Tsvangirai under threat

The MDC-T has demanded the release of Prime Minister Morgan Tsvangirai's vehicles that were seized by the police, saying his security was now seriously threatened.

Prime Minister Morgan Tsvangirai
Prime Minister Morgan Tsvangirai

The party’s deputy national chairman, Morgan Komichi said continuing to hold the PM's security vehicles was ample proof that some security chiefs did not respect Tsvangirai's office and considered him inferior to President Robert Mugabe, with whom he is supposed to share executive power.

"The security of our Prime Minister is at stake," Komichi said. "We call upon the people in authority, the head of state (Mugabe) and the Commissioner General (Augustine Chihuri) to intervene in the matter to release the vehicles impounded by the police.”

Two of the Prime Minister's drivers, Clifford Sanyika and Joshua Mhuriyengwe, were in February arrested at Beitbridge on an "innocuous charge" after they were found with siren beacons for the head of government's two Toyota Prado vehicles. The drivers were coming from South Africa where the vehicles had undergone routine upgrading of the siren and security systems.

Komichi said: "Article 80 of the GPA calls upon all parties to work together to ensure security of persons and property. The problem is that there is a selective application of values in Zimbabwe and some people still believe certain people are more equal than others. They do not accept the reality that the president of MDC is the PM of this nation."

Komichi said the accident which claimed Tsvangirai's wife Susan in 2009 could have been avoided if his vehicles had sirens.

"If the PM's vehicle had beeped, the man who was asleep could have been awakened and the accident could have been avoided," Komichi said.

An investigation into the accident concluded that the driver of a truck that collided with the premier's vehicle was probably asleep.

In an earlier statement, Tsvangirai's spokesman, Luke Tamborinyoka said: "That official drivers of the Prime Minister could be harassed and detained and that the official vehicles of the Head of Government can be impounded is a clear signal of the continued persecution of the person and office of the PM."

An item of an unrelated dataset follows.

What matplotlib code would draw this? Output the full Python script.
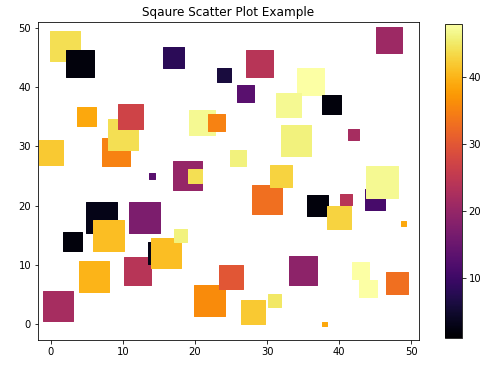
import matplotlib
matplotlib.use("Agg")
import matplotlib.pyplot as plt
import numpy as np

x = [2, 4, 17, 24, 5, 9, 10, 11, 0, 21, 23, 14, 19, 20, 47, 29, 27, 36, 39, 33,
     42, 34, 26, 30, 32, 37, 41, 40, 45, 46, 49, 35, 22, 25, 28, 31, 38, 43, 44, 48,
     7, 3, 8, 13, 12, 15, 16, 18, 6, 1]
y = [47, 44, 45, 42, 35, 29, 32, 35, 29, 34, 34, 25, 25, 25, 48, 44, 39, 41, 37, 37,
     32, 31, 28, 21, 25, 20, 21, 18, 21, 24, 17, 9, 4, 8, 2, 4, 0, 9, 6, 7,
     18, 14, 15, 18, 9, 12, 12, 15, 8, 3]
sizes = [900, 767, 471, 210, 361, 784, 942, 610, 610, 660, 313, 32, 841, 196, 676, 729, 289, 729, 361, 600,
         110, 930, 246, 870, 484, 471, 137, 552, 412, 1005, 25, 812, 992, 576, 576, 169, 22, 300, 300, 484,
         1005, 361, 961, 918, 767, 497, 870, 169, 930, 918]
colors = [44, 2, 8, 6, 39, 35, 44, 27, 42, 47, 35, 13, 20, 44, 21, 24, 13, 48, 2, 47,
          22, 46, 46, 33, 43, 2, 24, 43, 11, 47, 39, 19, 36, 30, 42, 45, 39, 48, 48, 33,
          3, 2, 41, 17, 24, 3, 41, 46, 40, 22]
color_range = (1, 48)

plt.rcParams['font.family'] = ['DejaVu Sans']
fig = plt.figure(figsize=(500/72, 372/72), dpi=72)
ax = fig.add_axes([0.076, 0.086, 0.762, 0.855])
sc = ax.scatter(x, y, s=sizes, c=colors, marker='s', cmap='inferno', linewidths=1,
                vmin=color_range[0], vmax=color_range[1])
ax.set_xlim(-1.8, 51.1)
ax.set_ylim(-2.7, 51.0)
ax.set_xticks([0, 10, 20, 30, 40, 50])
ax.set_yticks([0, 10, 20, 30, 40, 50])
ax.tick_params(labelsize=10)
ax.set_title("Sqaure Scatter Plot Example", fontsize=12)
cax = fig.add_axes([0.89, 0.0914, 0.0334, 0.844])
cb = fig.colorbar(sc, cax=cax)
cb.set_ticks([10, 20, 30, 40])
cb.ax.tick_params(labelsize=10)
fig.savefig("out.png", dpi=72)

In the run-up to the June 2008 run-off election, the Prime Minister's campaign vehicles were impounded and three years later, one of them remains impounded at Lupane police station.

"The Minister of State Security, Sydney Sekeramayi, made an undertaking that the vehicles would not be impounded but would instead be brought to Harare while the so-called case was being sorted out. The next thing was that the drivers were arrested and the vehicles impounded without any explanation," Tamborinyoka said.

"The only explanation for this political gimmick is that it fits in well with the perennial scheme by state security agents to persecute the Prime Minister. If state institutions have no respect for the Prime Minister, it can only be worse for ordinary Zimbabweans seeking security and protection from the same national institutions," he added.